What needs to be done ::
Write out, word for word, every line from the first one through the line that holds "ax = fig.add_axes([0.0943, 0.1106, 0.8849, 0.8629])", and nothing else; skip the pictures.

Recorded data ::

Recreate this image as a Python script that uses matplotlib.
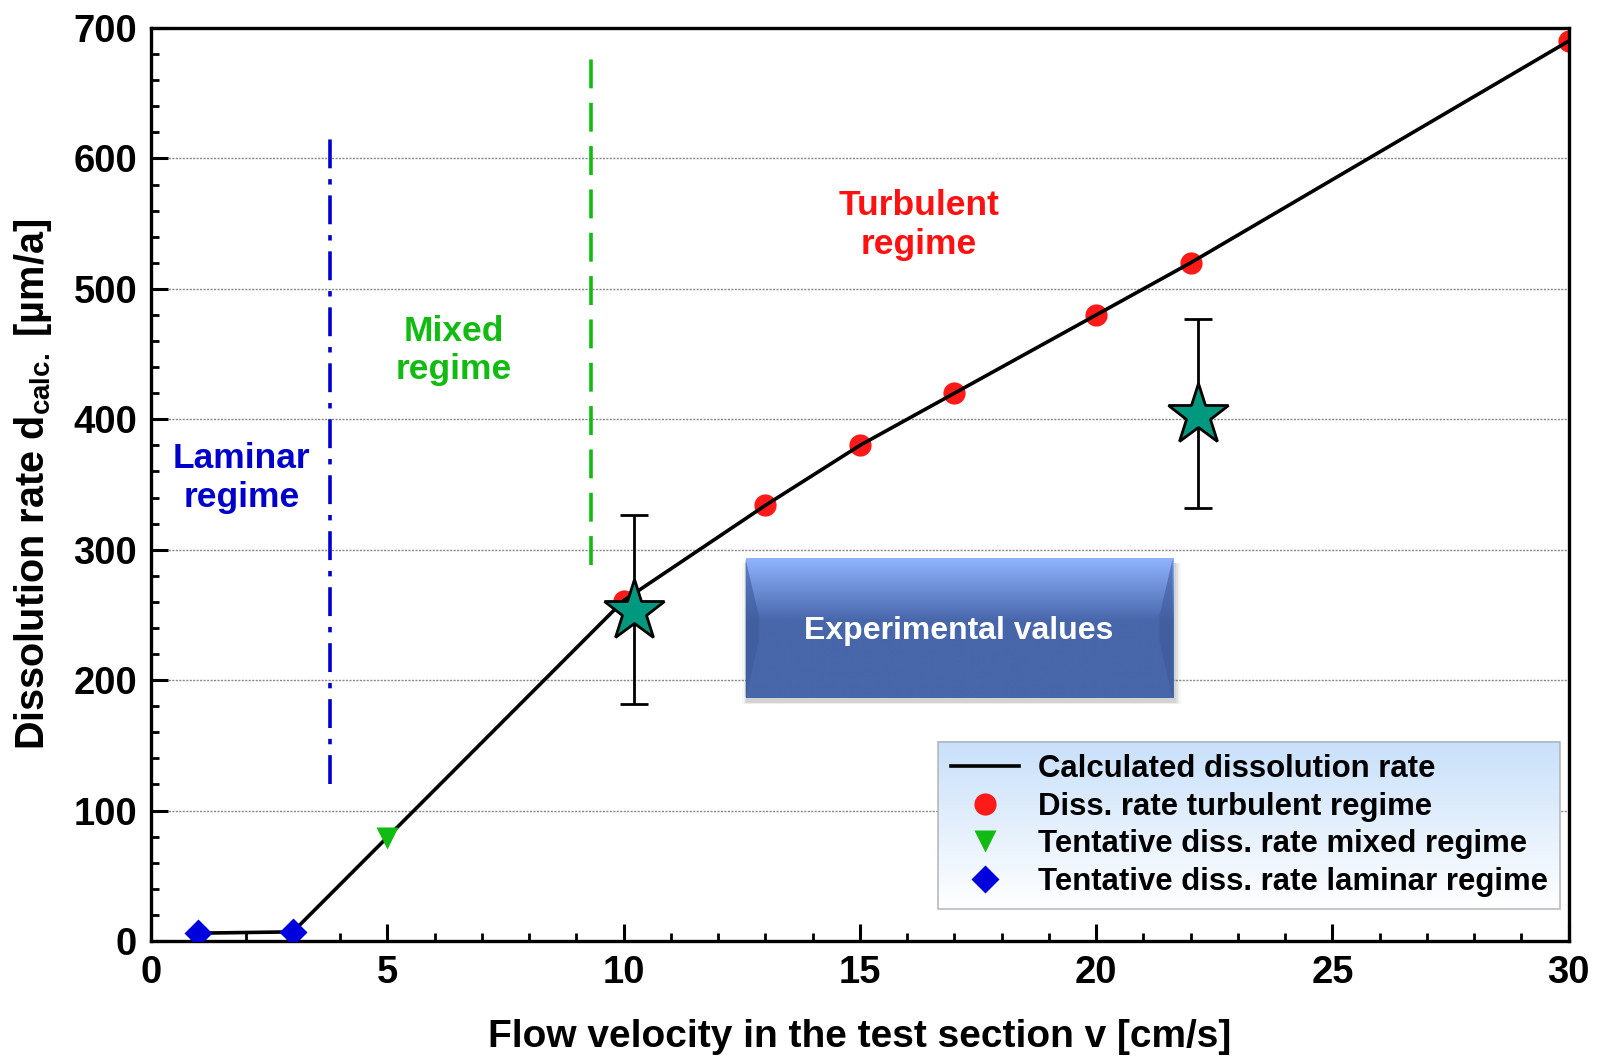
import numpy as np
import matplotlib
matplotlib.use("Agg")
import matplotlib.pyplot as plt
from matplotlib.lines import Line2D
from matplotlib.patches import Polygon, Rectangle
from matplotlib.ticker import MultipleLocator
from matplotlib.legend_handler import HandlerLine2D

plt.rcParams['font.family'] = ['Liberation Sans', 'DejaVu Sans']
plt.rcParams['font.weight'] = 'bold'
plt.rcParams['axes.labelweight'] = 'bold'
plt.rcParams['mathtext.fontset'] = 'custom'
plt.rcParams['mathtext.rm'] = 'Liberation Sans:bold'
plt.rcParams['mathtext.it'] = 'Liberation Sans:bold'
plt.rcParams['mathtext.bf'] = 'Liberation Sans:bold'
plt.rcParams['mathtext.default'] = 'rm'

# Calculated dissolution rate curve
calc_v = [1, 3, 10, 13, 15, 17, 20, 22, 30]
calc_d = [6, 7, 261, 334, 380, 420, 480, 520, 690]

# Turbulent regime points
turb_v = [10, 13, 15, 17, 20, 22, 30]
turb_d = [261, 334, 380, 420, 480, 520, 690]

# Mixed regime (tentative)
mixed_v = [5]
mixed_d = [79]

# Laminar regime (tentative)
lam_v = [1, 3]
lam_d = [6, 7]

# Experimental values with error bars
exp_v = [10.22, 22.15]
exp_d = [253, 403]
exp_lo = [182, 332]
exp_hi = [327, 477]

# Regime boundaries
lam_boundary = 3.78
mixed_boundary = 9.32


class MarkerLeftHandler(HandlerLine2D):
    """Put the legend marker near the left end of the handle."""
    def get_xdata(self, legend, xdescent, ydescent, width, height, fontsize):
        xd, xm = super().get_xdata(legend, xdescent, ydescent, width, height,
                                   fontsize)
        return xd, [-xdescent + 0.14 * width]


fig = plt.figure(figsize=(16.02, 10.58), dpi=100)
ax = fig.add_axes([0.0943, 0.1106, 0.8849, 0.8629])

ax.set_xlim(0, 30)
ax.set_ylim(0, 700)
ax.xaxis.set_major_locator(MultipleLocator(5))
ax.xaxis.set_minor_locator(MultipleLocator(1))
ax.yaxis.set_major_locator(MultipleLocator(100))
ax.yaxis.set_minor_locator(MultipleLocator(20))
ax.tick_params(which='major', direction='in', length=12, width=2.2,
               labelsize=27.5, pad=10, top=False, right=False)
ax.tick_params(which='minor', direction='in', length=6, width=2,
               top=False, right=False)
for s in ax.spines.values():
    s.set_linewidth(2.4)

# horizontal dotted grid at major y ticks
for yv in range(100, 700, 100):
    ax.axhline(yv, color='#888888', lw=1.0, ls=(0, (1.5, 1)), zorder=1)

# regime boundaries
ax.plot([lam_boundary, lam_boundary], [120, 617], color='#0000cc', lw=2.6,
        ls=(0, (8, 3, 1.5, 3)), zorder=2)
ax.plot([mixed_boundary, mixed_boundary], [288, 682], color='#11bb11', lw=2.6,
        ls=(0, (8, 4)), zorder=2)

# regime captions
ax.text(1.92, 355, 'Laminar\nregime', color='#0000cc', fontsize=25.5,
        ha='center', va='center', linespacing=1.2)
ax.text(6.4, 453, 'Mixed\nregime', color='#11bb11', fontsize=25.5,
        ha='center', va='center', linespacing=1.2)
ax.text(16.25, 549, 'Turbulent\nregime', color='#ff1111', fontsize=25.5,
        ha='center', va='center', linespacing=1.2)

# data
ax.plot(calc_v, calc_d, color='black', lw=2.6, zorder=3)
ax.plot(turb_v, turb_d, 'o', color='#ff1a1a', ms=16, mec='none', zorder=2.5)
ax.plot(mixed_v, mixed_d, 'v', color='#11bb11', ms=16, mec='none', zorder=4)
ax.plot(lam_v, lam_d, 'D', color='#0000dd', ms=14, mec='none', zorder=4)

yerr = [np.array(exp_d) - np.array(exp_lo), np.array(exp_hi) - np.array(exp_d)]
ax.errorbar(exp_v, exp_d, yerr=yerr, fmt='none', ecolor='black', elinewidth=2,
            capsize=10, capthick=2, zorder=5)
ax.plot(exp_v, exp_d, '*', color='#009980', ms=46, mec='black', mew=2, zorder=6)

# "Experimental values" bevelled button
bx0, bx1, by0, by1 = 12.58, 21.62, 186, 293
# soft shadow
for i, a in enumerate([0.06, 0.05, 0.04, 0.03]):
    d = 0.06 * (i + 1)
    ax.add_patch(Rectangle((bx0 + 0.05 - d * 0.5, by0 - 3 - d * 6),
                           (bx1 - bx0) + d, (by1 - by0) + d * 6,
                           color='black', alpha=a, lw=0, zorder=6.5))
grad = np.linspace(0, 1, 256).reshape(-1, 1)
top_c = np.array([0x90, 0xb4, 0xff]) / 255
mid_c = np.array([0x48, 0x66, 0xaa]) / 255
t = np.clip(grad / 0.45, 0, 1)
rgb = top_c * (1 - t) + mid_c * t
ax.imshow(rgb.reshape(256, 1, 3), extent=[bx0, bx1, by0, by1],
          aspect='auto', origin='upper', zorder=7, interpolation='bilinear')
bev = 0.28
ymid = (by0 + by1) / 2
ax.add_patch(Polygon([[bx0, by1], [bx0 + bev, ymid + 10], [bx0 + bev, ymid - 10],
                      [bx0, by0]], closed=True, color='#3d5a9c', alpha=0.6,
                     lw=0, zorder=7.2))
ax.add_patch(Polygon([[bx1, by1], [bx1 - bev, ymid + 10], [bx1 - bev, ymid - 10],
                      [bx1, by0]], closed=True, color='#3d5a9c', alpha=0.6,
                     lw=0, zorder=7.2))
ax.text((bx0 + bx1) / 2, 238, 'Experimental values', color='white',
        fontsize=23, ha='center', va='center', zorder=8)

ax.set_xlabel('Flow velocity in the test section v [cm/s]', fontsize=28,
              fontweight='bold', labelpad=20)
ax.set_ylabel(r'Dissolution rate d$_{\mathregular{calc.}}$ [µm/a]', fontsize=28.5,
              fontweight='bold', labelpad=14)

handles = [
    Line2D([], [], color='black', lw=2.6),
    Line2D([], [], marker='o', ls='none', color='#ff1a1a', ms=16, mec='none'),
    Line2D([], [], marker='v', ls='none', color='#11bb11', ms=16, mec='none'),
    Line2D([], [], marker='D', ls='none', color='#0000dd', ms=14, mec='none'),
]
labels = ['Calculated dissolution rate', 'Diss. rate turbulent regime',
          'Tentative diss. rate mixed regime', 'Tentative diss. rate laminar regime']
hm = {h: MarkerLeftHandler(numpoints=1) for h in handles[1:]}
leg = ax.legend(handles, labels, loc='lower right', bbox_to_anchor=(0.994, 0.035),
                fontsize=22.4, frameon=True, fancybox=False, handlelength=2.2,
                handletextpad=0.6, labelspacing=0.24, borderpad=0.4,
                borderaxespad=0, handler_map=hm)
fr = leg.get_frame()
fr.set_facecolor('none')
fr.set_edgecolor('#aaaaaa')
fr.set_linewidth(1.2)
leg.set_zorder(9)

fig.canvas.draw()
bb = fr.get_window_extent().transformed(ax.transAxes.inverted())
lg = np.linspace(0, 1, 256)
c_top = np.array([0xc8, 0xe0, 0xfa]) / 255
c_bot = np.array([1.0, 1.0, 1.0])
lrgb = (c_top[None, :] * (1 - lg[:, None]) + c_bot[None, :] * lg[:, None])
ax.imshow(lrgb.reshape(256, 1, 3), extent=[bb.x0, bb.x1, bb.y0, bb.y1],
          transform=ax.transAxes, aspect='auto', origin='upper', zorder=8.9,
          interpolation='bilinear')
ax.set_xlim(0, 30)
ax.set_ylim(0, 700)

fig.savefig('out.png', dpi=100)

Result for this exercise ::
Recreate this image as a Python script that uses matplotlib.
import numpy as np
import matplotlib
matplotlib.use("Agg")
import matplotlib.pyplot as plt
from matplotlib.lines import Line2D
from matplotlib.patches import Polygon, Rectangle
from matplotlib.ticker import MultipleLocator
from matplotlib.legend_handler import HandlerLine2D

plt.rcParams['font.family'] = ['Liberation Sans', 'DejaVu Sans']
plt.rcParams['font.weight'] = 'bold'
plt.rcParams['axes.labelweight'] = 'bold'
plt.rcParams['mathtext.fontset'] = 'custom'
plt.rcParams['mathtext.rm'] = 'Liberation Sans:bold'
plt.rcParams['mathtext.it'] = 'Liberation Sans:bold'
plt.rcParams['mathtext.bf'] = 'Liberation Sans:bold'
plt.rcParams['mathtext.default'] = 'rm'

# Calculated dissolution rate curve
calc_v = [1, 3, 10, 13, 15, 17, 20, 22, 30]
calc_d = [6, 7, 261, 334, 380, 420, 480, 520, 690]

# Turbulent regime points
turb_v = [10, 13, 15, 17, 20, 22, 30]
turb_d = [261, 334, 380, 420, 480, 520, 690]

# Mixed regime (tentative)
mixed_v = [5]
mixed_d = [79]

# Laminar regime (tentative)
lam_v = [1, 3]
lam_d = [6, 7]

# Experimental values with error bars
exp_v = [10.22, 22.15]
exp_d = [253, 403]
exp_lo = [182, 332]
exp_hi = [327, 477]

# Regime boundaries
lam_boundary = 3.78
mixed_boundary = 9.32


class MarkerLeftHandler(HandlerLine2D):
    """Put the legend marker near the left end of the handle."""
    def get_xdata(self, legend, xdescent, ydescent, width, height, fontsize):
        xd, xm = super().get_xdata(legend, xdescent, ydescent, width, height,
                                   fontsize)
        return xd, [-xdescent + 0.14 * width]


fig = plt.figure(figsize=(16.02, 10.58), dpi=100)
ax = fig.add_axes([0.0943, 0.1106, 0.8849, 0.8629])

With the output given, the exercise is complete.